With the current budget cuts at NAU, many classes are no longer going to be a part of the curriculum. I don’t know about you, but I find myself on three waiting lists for classes I am required to take next semester.

I realize it is a difficult time for the university, and everyone has to deal with unfortunate changes, but this system of enrollment makes it really hard to be a student. The process of enrolling in a class includes steps such as constantly rearranging your schedule and having your name on multiple waiting lists, e-mailing the professors, and yet no guarantee of a seat in a class. It is stressful enough trying to manage your time and money, and now you don’t even know if any of your required classes are going to be available.

NAU needs to put students first when it comes to required classes. There are many students who take certain classes for entertainment instead a stepping stone toward their degree. 

Teachers and directors need to start looking at their students’ majors and seeing if some students can take the class at a different time. This way, students who need to take certain classes at that exact moment to follow their major’s plan and graduate within four years do not get stuck behind. One extra year of college is another year of paying for tuition, books and living. If the university does not allow you to take these classes because they are full, maybe they should give you your fifth year for free. After all, it only seems fair that if you are unable to get into your required classes, the university should give them to you in the future. 

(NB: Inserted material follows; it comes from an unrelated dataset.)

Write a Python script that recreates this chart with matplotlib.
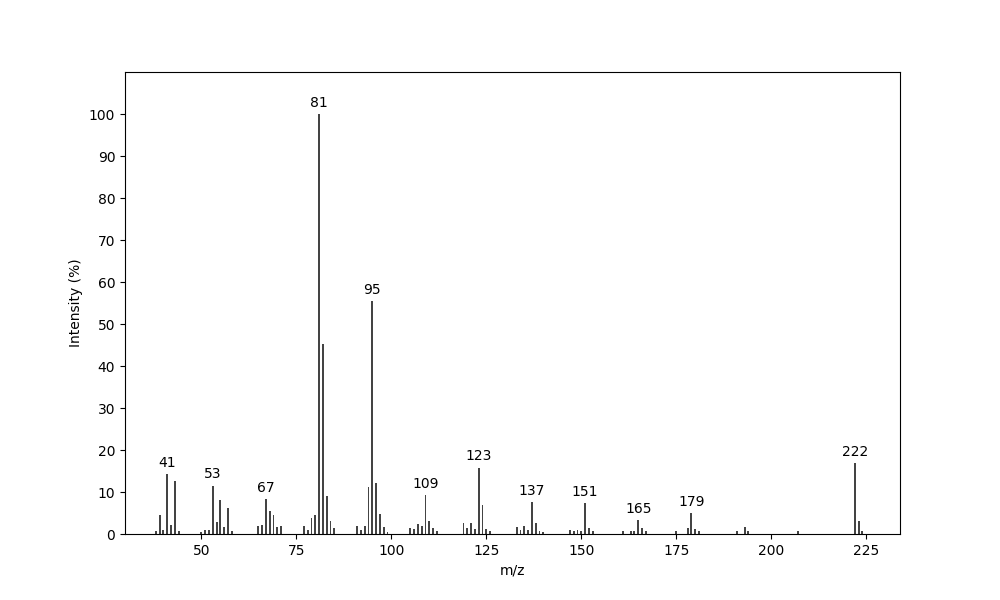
import matplotlib
matplotlib.use('Agg')
import matplotlib.pyplot as plt

# m/z values and relative intensities (%)
mz = [38, 39, 40, 41, 42, 43, 44,
      50, 51, 52, 53, 54, 55, 56, 57, 58,
      65, 66, 67, 68, 69, 70, 71,
      77, 78, 79, 80, 81, 82, 83, 84, 85,
      91, 92, 93, 94, 95, 96, 97, 98, 99,
      105, 106, 107, 108, 109, 110, 111, 112,
      119, 120, 121, 122, 123, 124, 125, 126,
      133, 134, 135, 136, 137, 138, 139, 140,
      147, 148, 149, 150, 151, 152, 153,
      161, 163, 164, 165, 166, 167,
      175, 178, 179, 180, 181,
      191, 193, 194,
      207,
      222, 223, 224]
intensity = [0.7, 4.5, 1.0, 14.2, 2.1, 12.6, 0.7,
             0.5, 1.0, 1.0, 11.5, 2.9, 8.1, 1.7, 6.2, 0.7,
             1.9, 2.1, 8.4, 5.5, 4.5, 1.7, 1.9,
             1.9, 1.0, 3.8, 4.5, 100.0, 45.3, 9.1, 3.1, 1.4,
             1.9, 1.0, 1.9, 11.2, 55.4, 12.2, 4.8, 1.7, 0.5,
             1.4, 1.2, 2.4, 1.9, 9.3, 3.1, 1.4, 0.7,
             2.6, 1.4, 2.6, 1.2, 15.8, 6.9, 1.2, 0.7,
             1.7, 1.0, 1.9, 1.0, 7.6, 2.6, 0.7, 0.5,
             1.0, 0.7, 1.0, 0.7, 7.4, 1.4, 0.7,
             0.7, 0.7, 0.7, 3.3, 1.4, 0.7,
             0.7, 1.4, 5.0, 1.2, 0.7,
             0.7, 1.7, 0.7,
             0.7,
             16.9, 3.1, 0.7]

# peaks that carry a label
labeled = [41, 53, 67, 81, 95, 109, 123, 137, 151, 165, 179, 222]

fig, ax = plt.subplots(figsize=(10, 6), dpi=100)

ax.bar(mz, intensity, width=0.5, color='#444444')

for m, h in zip(mz, intensity):
    if m in labeled:
        ax.text(m, h + 1.0, str(m), ha='center', va='bottom', fontsize=10)

ax.set_xlim(29.9, 233.9)
ax.set_ylim(0, 110)
ax.set_yticks(range(0, 101, 10))
ax.set_xlabel('m/z')
ax.set_ylabel('Intensity (%)')

plt.savefig('out.png', dpi=100)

When students who are freshmen and sophomores sign up for classes, they are unable to get into the ones they were originally planning on enrolling in, especially if those particular classes are upper-level sophomore/junior classes. This is an unfair system of enrollment because the lower classes cannot get into their required courses and are still paying the same amount of money. I was under the impression that the effects of the budget cuts were going to be fewer teachers and larger classes. Yet two weeks ago, when I was going to sign up for classes, three out of five of the classes I was planning on taking were full. It seems to me that we are going to have fewer teachers with the same number of students per class.

If students are unable to get into the classes they desire, then why go to a university that cannot guarantee you a seat? Maybe NAU can start denying students each year, or raise the standards for acceptance, if that will help the current students have an easier process of enrollment that does not deprive them of their classes.